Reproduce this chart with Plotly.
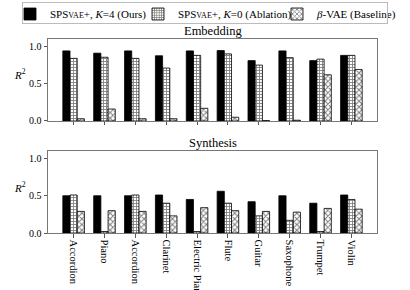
import plotly.graph_objects as go
from plotly.subplots import make_subplots

categories = ["Accordion", "Piano", "Accordion", "Clarinet", "Electric Piano",
              "Flute", "Guitar", "Saxophone", "Trumpet", "Violin"]

emb_ours = [0.94, 0.91, 0.94, 0.875, 0.94, 0.945, 0.81, 0.94, 0.81, 0.88]
emb_abl = [0.84, 0.855, 0.84, 0.71, 0.88, 0.90, 0.75, 0.85, 0.83, 0.88]
emb_base = [0.03, 0.16, 0.03, 0.03, 0.17, 0.05, 0.005, 0.01, 0.62, 0.69]

syn_ours = [0.50, 0.50, 0.50, 0.51, 0.45, 0.56, 0.42, 0.50, 0.40, 0.51]
syn_abl = [0.51, 0.02, 0.51, 0.40, 0.02, 0.40, 0.23, 0.17, 0.02, 0.45]
syn_base = [0.29, 0.30, 0.29, 0.23, 0.34, 0.30, 0.29, 0.28, 0.33, 0.32]

yticks = [0.0, 0.5, 1.0]

names = ["SPS<span style='font-size:8px'>VAE</span>+, <i>K</i>=4 (Ours)",
         "SPS<span style='font-size:8px'>VAE</span>+, <i>K</i>=0 (Ablation)",
         "<i>β</i>-VAE (Baseline)"]

FONT = "Liberation Serif"
x = list(range(len(categories)))

# figure geometry (pixels) used to place paper-coordinate items
W, H, ML, MR, MT, MB = 410, 290, 48, 33, 39, 57
PW, PH = W - ML - MR, H - MT - MB


def px(xp):
    return (xp - ML) / PW


def py(yp):
    return (H - MB - yp) / PH


fig = make_subplots(rows=2, cols=1, vertical_spacing=0.155)

styles = [
    dict(color="black", pattern=None),
    dict(color="white", pattern=dict(shape="+", fgcolor="black", size=3, solidity=0.5)),
    dict(color="white", pattern=dict(shape="x", fgcolor="black", size=4, solidity=0.45)),
]
legend_ids = ["legend", "legend2", "legend3"]

for row, series in [(1, [emb_ours, emb_abl, emb_base]), (2, [syn_ours, syn_abl, syn_base])]:
    for i, vals in enumerate(series):
        marker = dict(color=styles[i]["color"], line=dict(color="black", width=0.8))
        if styles[i]["pattern"] is not None:
            marker["pattern"] = styles[i]["pattern"]
        fig.add_trace(go.Bar(x=x, y=vals, name=names[i], marker=marker,
                             showlegend=(row == 1), legend=legend_ids[i]),
                      row=row, col=1)

leg_common = dict(orientation="h", xanchor="left", yanchor="middle", y=py(14),
                  bgcolor="rgba(255,255,255,0)", borderwidth=0, itemwidth=30,
                  font=dict(size=11, family=FONT))

fig.update_layout(
    width=W, height=H,
    margin=dict(l=ML, r=MR, t=MT, b=MB, autoexpand=False),
    barmode="group", bargap=0.3, bargroupgap=0,
    plot_bgcolor="white", paper_bgcolor="white",
    font=dict(family=FONT, size=10, color="black"),
    legend=dict(x=px(10), **leg_common),
    legend2=dict(x=px(138), **leg_common),
    legend3=dict(x=px(277), **leg_common),
)

axis_common = dict(showline=True, linecolor="#777", linewidth=1, mirror=True,
                   ticks="outside", ticklen=3.5, tickcolor="#555", showgrid=False,
                   zeroline=False)

for r in (1, 2):
    fig.update_xaxes(range=[-0.83, 9.83], tickvals=x, ticktext=categories,
                     tickangle=90, tickfont=dict(size=10.5), row=r, col=1, **axis_common)
    fig.update_yaxes(range=[0, 1.1], tickvals=yticks, ticktext=["0.0", "0.5", "1.0"],
                     tickfont=dict(size=10), row=r, col=1, **axis_common)

fig.update_xaxes(showticklabels=False, row=1, col=1)

ann_common = dict(xref="paper", yref="paper", showarrow=False,
                  xanchor="center", yanchor="middle")

# legend frame: an empty, transparent annotation box with a light border
fig.add_annotation(text=" ", x=px(205), y=py(13), width=364, height=20,
                   bordercolor="#bbbbbb", borderwidth=1, borderpad=0,
                   bgcolor="rgba(255,255,255,0)", **ann_common)

fig.add_annotation(text="Embedding", x=0.5, y=py(31), font=dict(size=12.5, family=FONT),
                   **ann_common)
fig.add_annotation(text="Synthesis", x=0.5, y=py(143), font=dict(size=12.5, family=FONT),
                   **ann_common)
fig.add_annotation(text="<i>R</i><sup>2</sup>", x=px(20), y=py(74),
                   font=dict(size=11, family=FONT), **ann_common)
fig.add_annotation(text="<i>R</i><sup>2</sup>", x=px(20), y=py(187),
                   font=dict(size=11, family=FONT), **ann_common)

fig.write_html("out.html", config={"displayModeBar": False},
               post_script="document.body.style.margin='0';")
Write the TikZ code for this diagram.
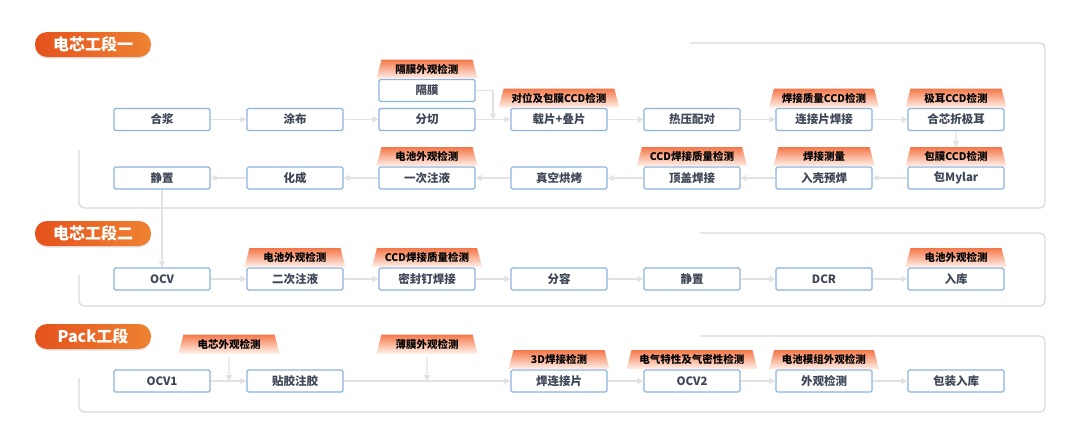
\documentclass[tikz,border=0pt]{standalone}
\usepackage{fontspec}
\setmainfont{Noto Sans CJK SC}
\usetikzlibrary{positioning,shapes.geometric,arrows.meta,shadows}
\definecolor{boxline}{HTML}{8DB3DF}
\definecolor{boxtext}{HTML}{3E4757}
\definecolor{flowgray}{HTML}{E2E2E2}
\definecolor{panelgray}{HTML}{DADADA}
\definecolor{tabtop}{HTML}{F4784A}
\definecolor{tabbot}{HTML}{FFF1EA}
\definecolor{pillL}{HTML}{E4521C}
\definecolor{pillR}{HTML}{EF8232}

\begin{document}
\begin{tikzpicture}[x=1pt,y=-1pt]
% Estilos
\tikzstyle{stage} = [rectangle, draw=boxline, line width=1.3pt, fill=white, rounded corners=1.5pt, minimum width=96pt, minimum height=22pt, inner sep=0pt, text=boxtext, font=\fontsize{11.5}{13}\selectfont\bfseries]
\tikzstyle{check} = [trapezium, trapezium left angle=64, trapezium right angle=64, trapezium stretches body, minimum width=101pt, minimum height=19pt, inner xsep=8pt, inner ysep=0pt, top color=tabtop, bottom color=tabbot, font=\fontsize{10.5}{12}\selectfont\bfseries]
\tikzstyle{flow} = [draw=flowgray, line width=1.2pt, -{Triangle[length=6pt,width=6pt]}]
\tikzstyle{panel} = [draw=panelgray, line width=1.3pt, rounded corners=5pt]
\tikzstyle{section} = [rectangle, rounded corners=12pt, left color=pillL, right color=pillR, minimum width=116pt, minimum height=25pt, text=white, font=\fontsize{16}{18}\selectfont\bfseries, drop shadow={opacity=0.2, shadow xshift=0pt, shadow yshift=-1.5pt}]

\fill[white] (0,0) rectangle (1080,442);
\useasboundingbox (0,0) rectangle (1080,442);

% Marcos de cada tramo
\draw[panel] (79,150) -- (79,208) -- (1045,208) -- (1045,43) -- (690,43);
\draw[panel] (79,275) -- (79,306) -- (1045,306) -- (1045,233) -- (700,233);
\draw[panel] (79,378) -- (79,412) -- (1045,412) -- (1045,336) -- (700,336);

% Titulos
\node[section] (sec1) at (93,44.5) {电芯工段一};
\node[section] (sec2) at (93,233.5) {电芯工段二};
\node[section] (sec3) at (93,336.5) {Pack工段};

% Tramo 1, fila superior
\node[stage] (hj) at (162,119.5) {合浆};
\node[stage] (tb) at (295,119.5) {涂布};
\node[stage] (fq) at (427,119.5) {分切};
\node[stage] (gm) at (427,90.5) {隔膜};
\node[stage] (zp) at (559,119.5) {载片+叠片};
\node[stage] (ry) at (692,119.5) {热压配对};
\node[stage] (lj) at (824,119.5) {连接片焊接};
\node[stage] (hx) at (956,119.5) {合芯折极耳};

\node[check, above=0pt of gm] (gmchk) {隔膜外观检测};
\node[check, above=0pt of zp] (zpchk) {对位及包膜CCD检测};
\node[check, above=0pt of lj] (ljchk) {焊接质量CCD检测};
\node[check, above=0pt of hx] (hxchk) {极耳CCD检测};

% Tramo 1, fila inferior
\node[stage] (jz1) at (162,178) {静置};
\node[stage] (hc) at (295,178) {化成};
\node[stage] (zy1) at (427,178) {一次注液};
\node[stage] (zk) at (559,178) {真空烘烤};
\node[stage] (dg) at (692,178) {顶盖焊接};
\node[stage] (rk) at (824,178) {入壳预焊};
\node[stage] (bm) at (956,178) {包Mylar};

\node[check, above=0pt of zy1] (zy1chk) {电池外观检测};
\node[check, above=0pt of dg] (dgchk) {CCD焊接质量检测};
\node[check, above=0pt of rk] (rkchk) {焊接测量};
\node[check, above=0pt of bm] (bmchk) {包膜CCD检测};

% Tramo 2
\node[stage] (ocv) at (162,279) {OCV};
\node[stage] (zy2) at (295,279) {二次注液};
\node[stage] (mf) at (427,279) {密封钉焊接};
\node[stage] (fr) at (559,279) {分容};
\node[stage] (jz2) at (692,279) {静置};
\node[stage] (dcr) at (824,279) {DCR};
\node[stage] (rku) at (956,279) {入库};

\node[check, above=0pt of zy2] (zy2chk) {电池外观检测};
\node[check, above=0pt of mf] (mfchk) {CCD焊接质量检测};
\node[check, above=0pt of rku] (rkuchk) {电池外观检测};

% Pack
\node[stage] (ocv1) at (162,381) {OCV1};
\node[stage] (tj) at (295,381) {贴胶注胶};
\node[stage] (hl) at (559,381) {焊连接片};
\node[stage] (ocv2) at (692,381) {OCV2};
\node[stage] (wg) at (824,381) {外观检测};
\node[stage] (bz) at (956,381) {包装入库};

\node[check] (pk1) at (229,344) {电芯外观检测};
\node[check] (pk2) at (427,344) {薄膜外观检测};
\node[check, above=0pt of hl] (hlchk) {3D焊接检测};
\node[check, above=0pt of ocv2] (ocv2chk) {电气特性及气密性检测};
\node[check, above=0pt of wg] (wgchk) {电池模组外观检测};

% Conexiones
\draw[flow] (hj) -- (tb);
\draw[flow] (tb) -- (fq);
\draw[flow] (fq) -- (zp);
\coordinate (gmjoin) at (493,119.5);
\draw[flow] (gm.east) -| (gmjoin);
\draw[flow] (zp) -- (ry);
\draw[flow] (ry) -- (lj);
\draw[flow] (lj) -- (hx);
\draw[flow] (hx) -- (bmchk);
\draw[flow] (bm) -- (rk);
\draw[flow] (rk) -- (dg);
\draw[flow] (dg) -- (zk);
\draw[flow] (zk) -- (zy1);
\draw[flow] (zy1) -- (hc);
\draw[flow] (hc) -- (jz1);
\draw[flow] (jz1) -- (ocv);

\draw[flow] (ocv) -- (zy2);
\draw[flow] (zy2) -- (mf);
\draw[flow] (mf) -- (fr);
\draw[flow] (fr) -- (jz2);
\draw[flow] (jz2) -- (dcr);
\draw[flow] (dcr) -- (rku);

\draw[flow] (ocv1) -- (tj);
\coordinate (pj1) at (229,381);
\draw[flow] ([yshift=-4pt]pk1.south) -- (pj1);
\draw[flow] (tj) -- (hl);
\coordinate (pj2) at (427,381);
\draw[flow] ([yshift=-4pt]pk2.south) -- (pj2);
\draw[flow] (hl) -- (ocv2);
\draw[flow] (ocv2) -- (wg);
\draw[flow] (wg) -- (bz);
\end{tikzpicture}
\end{document}
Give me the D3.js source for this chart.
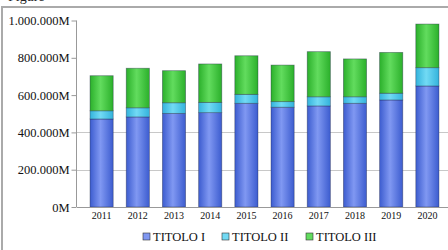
<!DOCTYPE html>
<html>
<head>
<meta charset="utf-8">
<script src="https://cdn.jsdelivr.net/npm/d3@7"></script>
<style>
  body { margin: 0; background: #fff; }
  svg { display: block; font-family: "Liberation Serif", "DejaVu Serif", serif; }
</style>
</head>
<body>
<svg id="chart" width="448" height="250"></svg>
<script>
// values (in M)
const years = ["2011", "2012", "2013", "2014", "2015", "2016", "2017", "2018", "2019", "2020"];
const titolo1 = [472000, 483000, 502000, 506000, 556000, 535000, 542000, 556000, 574000, 649000];
const titolo2 = [44000, 49000, 57000, 55000, 48000, 30000, 49000, 35000, 36000, 98000];
const titolo3 = [188000, 212000, 172000, 206000, 207000, 196000, 242000, 203000, 219000, 234000];
const seriesNames = ["TITOLO I", "TITOLO II", "TITOLO III"];
const yTicks = [0, 200000, 400000, 600000, 800000, 1000000];

const colors = {
  "TITOLO I": ["#3c5ccf", "#8098f2"],
  "TITOLO II": ["#33b3dc", "#72daf4"],
  "TITOLO III": ["#2bb02b", "#62dc5e"]
};

const svg = d3.select("#chart");
const W = 448, H = 250;

// frame + caption above it (cut off at the top, as in the picture)
svg.append("text").attr("x", 8).attr("y", 1)
  .attr("font-size", 14).attr("fill", "#222").text("Figure");
svg.append("rect").attr("x", 2).attr("y", 7).attr("width", W + 10).attr("height", H)
  .attr("fill", "#fff").attr("stroke", "#aaa").attr("stroke-width", 2);

const m = { left: 77, top: 20.5, bottom: 207 };
const x = d3.scaleBand().domain(years).range([m.left, m.left + 375]).padding(0.36);
const y = d3.scaleLinear().domain([0, 1000000]).range([m.bottom, m.top]);

// gradients for cylinder look
const defs = svg.append("defs");
seriesNames.forEach((s, i) => {
  const g = defs.append("linearGradient").attr("id", "g" + i)
    .attr("x1", "0%").attr("x2", "100%").attr("y1", "0%").attr("y2", "0%");
  g.append("stop").attr("offset", "0%").attr("stop-color", colors[s][0]);
  g.append("stop").attr("offset", "45%").attr("stop-color", colors[s][1]);
  g.append("stop").attr("offset", "100%").attr("stop-color", colors[s][0]);
});

// grid
svg.append("g").selectAll("line").data(yTicks.slice(1, 3)).join("line")
  .attr("x1", m.left).attr("x2", W)
  .attr("y1", d => Math.round(y(d)) + 0.5).attr("y2", d => Math.round(y(d)) + 0.5)
  .attr("stroke", "#c8c8c8");

// stacked bars
const rows = years.map((yr, i) => ({ year: yr, "TITOLO I": titolo1[i], "TITOLO II": titolo2[i], "TITOLO III": titolo3[i] }));
const stack = d3.stack().keys(seriesNames)(rows);

svg.append("g").selectAll("g").data(stack).join("g")
  .attr("fill", (d, i) => `url(#g${i})`)
  .selectAll("rect").data(d => d).join("rect")
  .attr("x", d => x(d.data.year))
  .attr("width", x.bandwidth())
  .attr("y", d => y(d[1]))
  .attr("height", d => y(d[0]) - y(d[1]))
  .attr("stroke", "#1c2440").attr("stroke-opacity", 0.45).attr("stroke-width", 0.8);

// y axis
const yAxis = svg.append("g").attr("transform", `translate(${m.left - 0.5},0)`)
  .call(d3.axisLeft(y).tickValues(yTicks).tickSize(5).tickPadding(2)
    .tickFormat(d => d3.format(",")(d).replace(/,/g, ".") + "M"));
yAxis.select(".domain").attr("stroke", "#999").attr("d", `M0,${m.bottom}V${m.top}`);
yAxis.selectAll(".tick line").attr("stroke", "#999");
yAxis.selectAll("text").attr("font-size", 12.5).attr("fill", "#111")
  .attr("font-family", "Liberation Serif, serif");

// x axis
svg.append("line").attr("x1", m.left).attr("x2", W).attr("y1", m.bottom + 0.5).attr("y2", m.bottom + 0.5)
  .attr("stroke", "#999");
svg.append("g").selectAll("text").data(years).join("text")
  .attr("x", d => x(d) + x.bandwidth() / 2).attr("y", 219)
  .attr("text-anchor", "middle").attr("font-size", 10).attr("fill", "#111")
  .text(d => d);

// legend
const legX = [143, 222, 306];
const leg = svg.append("g").selectAll("g").data(seriesNames).join("g")
  .attr("transform", (d, i) => `translate(${legX[i]},233)`);
leg.append("rect").attr("width", 7).attr("height", 7)
  .attr("fill", d => colors[d][1]).attr("stroke", "#333").attr("stroke-width", 0.6);
leg.append("text").attr("x", 10).attr("y", 8).attr("font-size", 12.5).attr("fill", "#111")
  .text(d => d);
</script>
</body>
</html>
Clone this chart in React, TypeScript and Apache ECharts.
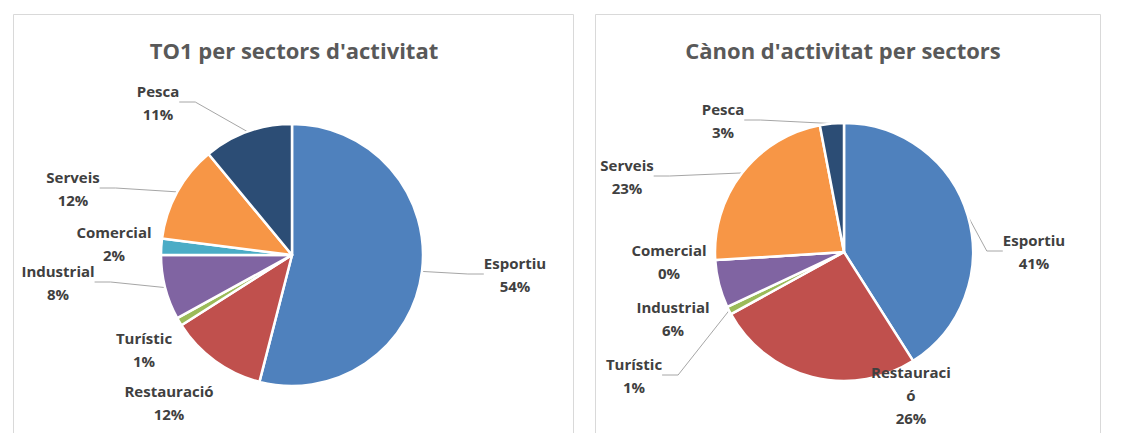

──────

■ WRITTEN TASK
Output the records above as they stand, from the first line to the line with "row=row, col=1)", inclusive, and exclude the pictures.

■ TASK ANSWER
Reproduce this chart with Plotly.
import plotly.graph_objects as go
from plotly.subplots import make_subplots

categories = ["Accordion", "Piano", "Accordion", "Clarinet", "Electric Piano",
              "Flute", "Guitar", "Saxophone", "Trumpet", "Violin"]

emb_ours = [0.94, 0.91, 0.94, 0.875, 0.94, 0.945, 0.81, 0.94, 0.81, 0.88]
emb_abl = [0.84, 0.855, 0.84, 0.71, 0.88, 0.90, 0.75, 0.85, 0.83, 0.88]
emb_base = [0.03, 0.16, 0.03, 0.03, 0.17, 0.05, 0.005, 0.01, 0.62, 0.69]

syn_ours = [0.50, 0.50, 0.50, 0.51, 0.45, 0.56, 0.42, 0.50, 0.40, 0.51]
syn_abl = [0.51, 0.02, 0.51, 0.40, 0.02, 0.40, 0.23, 0.17, 0.02, 0.45]
syn_base = [0.29, 0.30, 0.29, 0.23, 0.34, 0.30, 0.29, 0.28, 0.33, 0.32]

yticks = [0.0, 0.5, 1.0]

names = ["SPS<span style='font-size:8px'>VAE</span>+, <i>K</i>=4 (Ours)",
         "SPS<span style='font-size:8px'>VAE</span>+, <i>K</i>=0 (Ablation)",
         "<i>β</i>-VAE (Baseline)"]

FONT = "Liberation Serif"
x = list(range(len(categories)))

# figure geometry (pixels) used to place paper-coordinate items
W, H, ML, MR, MT, MB = 410, 290, 48, 33, 39, 57
PW, PH = W - ML - MR, H - MT - MB


def px(xp):
    return (xp - ML) / PW


def py(yp):
    return (H - MB - yp) / PH


fig = make_subplots(rows=2, cols=1, vertical_spacing=0.155)

styles = [
    dict(color="black", pattern=None),
    dict(color="white", pattern=dict(shape="+", fgcolor="black", size=3, solidity=0.5)),
    dict(color="white", pattern=dict(shape="x", fgcolor="black", size=4, solidity=0.45)),
]
legend_ids = ["legend", "legend2", "legend3"]

for row, series in [(1, [emb_ours, emb_abl, emb_base]), (2, [syn_ours, syn_abl, syn_base])]:
    for i, vals in enumerate(series):
        marker = dict(color=styles[i]["color"], line=dict(color="black", width=0.8))
        if styles[i]["pattern"] is not None:
            marker["pattern"] = styles[i]["pattern"]
        fig.add_trace(go.Bar(x=x, y=vals, name=names[i], marker=marker,
                             showlegend=(row == 1), legend=legend_ids[i]),
                      row=row, col=1)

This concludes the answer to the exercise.